The 2000s haven’t treated European gifts and collectibles cataloger House of Tyrol very well. And after a steady stream of harmful circumstances that ended up sending 2003 sales into a tailspin, the parent company of the Tyrol International catalog said on April 23 that the catalog mailed in early April would be its last. The company will wind down operations and close by the end of June.
To publish a summer catalog, Cleveland, GA-based Tyrol needed $1 million in capital that it couldn’t get, says owner/president/CEO Bernd Nagy. “We had problems in keeping our promises to our printer in a timely manner,” he says. “We couldn’t obtain cash we needed, and sales were down so much that we couldn’t cover printing, postage, and production.”

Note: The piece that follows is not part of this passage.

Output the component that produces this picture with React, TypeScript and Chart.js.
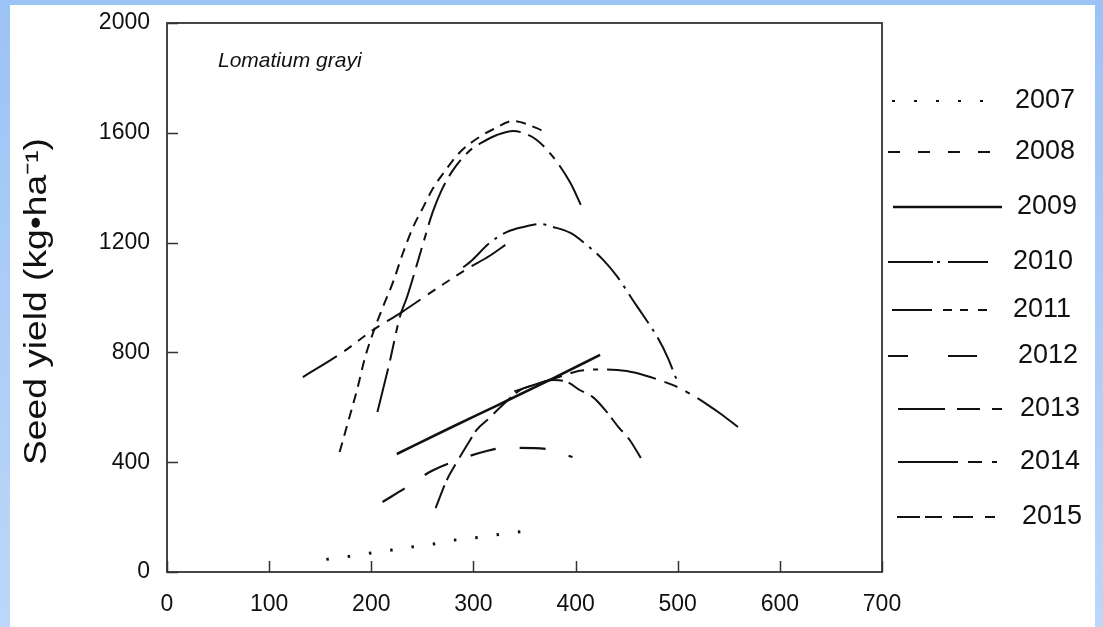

The company, whose sales peaked at $15 million in 1999, started going downhill in 2000. “Response just wasn’t there,” Nagy says. “Then came Sept. 11, then came the postal increases of 2001. Customer confidence then fell, shipping costs increased, catalog production costs increased, and the first three and a half months of this year were just horrible.”
Perhaps the straw that broke the camel’s back, however, was customer backlash against the company’s German-made goods. “This year, we got quite a good stack of letters from our customers saying they wouldn’t do business with the German-based manufacturing companies that supplied us, because Germany was opposed to the stand the U.S. took in Iraq,” Nagy says. “It was enough to make us sick—some were not very nice.”
House of Tyrol, which employed 85 people at its peak, was founded by Nagy and his wife, Linda, in 1969. It once operated three stores but closed two of them. Nagy hasn’t decided whether to keep the Cleveland, GA, store in business beyond June. The catalog was launched in 1972.